If you’re like most job seekers, you spend hours searching for, identifying, and applying to jobs that seem like a great fit for your skills and experience. Most of the time your resume and cover letter disappear into the “resume black hole” with no response or feedback. Sometimes when you do hear back and go through a round of interviews, the job or company really is too good to be true! In both cases – you’ve wasted valuable job-seeking time.

If only there were a way to know which job postings had the best potential for success?

While our recruiters know of no guaranteed solution, they can suggest a few red flags to be aware of when reviewing job postings:

    • Details about the position, requirements, or salary are lacking. This usually indicates that there is not an actual position. Rather, the company is using the posting as a way of collecting resumes for future positions. It’s not always a bad thing to respond to these kinds of posts – especially if you are a freelancer. However, if you’re searching on a deadline – you’re better off applying for something more targeted.

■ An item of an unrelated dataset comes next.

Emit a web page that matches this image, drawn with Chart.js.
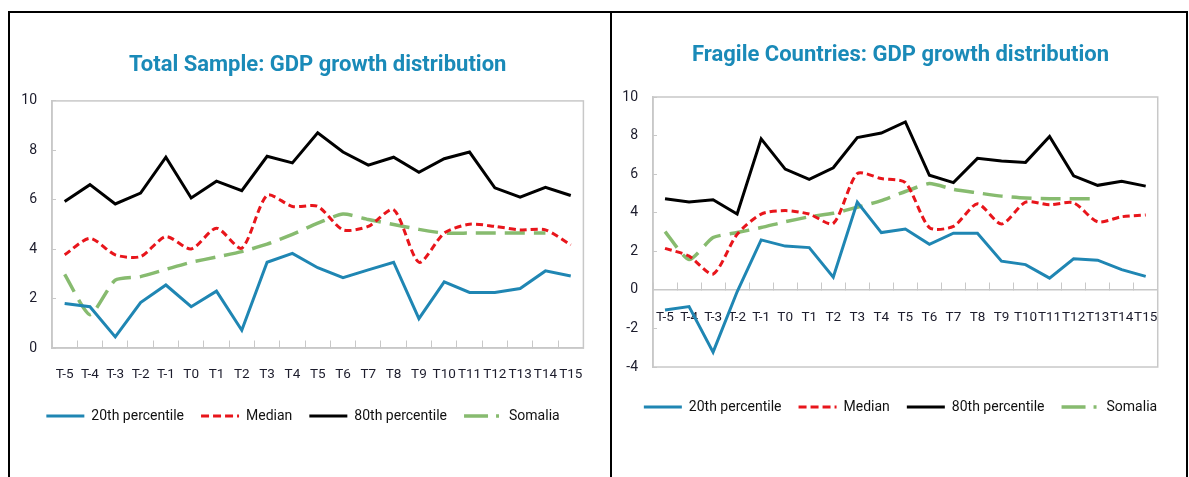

    • The job description doesn’t match the title or the job pairs two skillsets not normally found together. When companies are asking for unrealistic or hard to find skills, it usually means they either don’t value those specific skills in the business (and therefore don’t understand what’s required for certain positions) or their budgets are too tight to allow for more than one position (and this person will be called upon to wear many hats within the business). Candidates should consider the effects of work environment and ability for growth in organizations like these.


    • The job is older than 30 days or is constantly reposted. This can indicate the job is not a high priority for the company (and they are in no rush to fill it), there is a high turnover at the company (requiring them to refill the job often) or the job has already been filled (and not removed from the company website). None of these reasons is good news for a prospective candidate.


  • The job description asks for sensitive information. Before you provide your Social Security Number or Bank Information, be sure you are considering a legitimate company and providing the information through a secure talent management solution. You have enough to worry about when searching for a new job. Don’t add identity theft to the list!

While one or two of these red flags don’t necessarily mean something is wrong with the job, the more you see in one job, the less likely you are to find a successful match.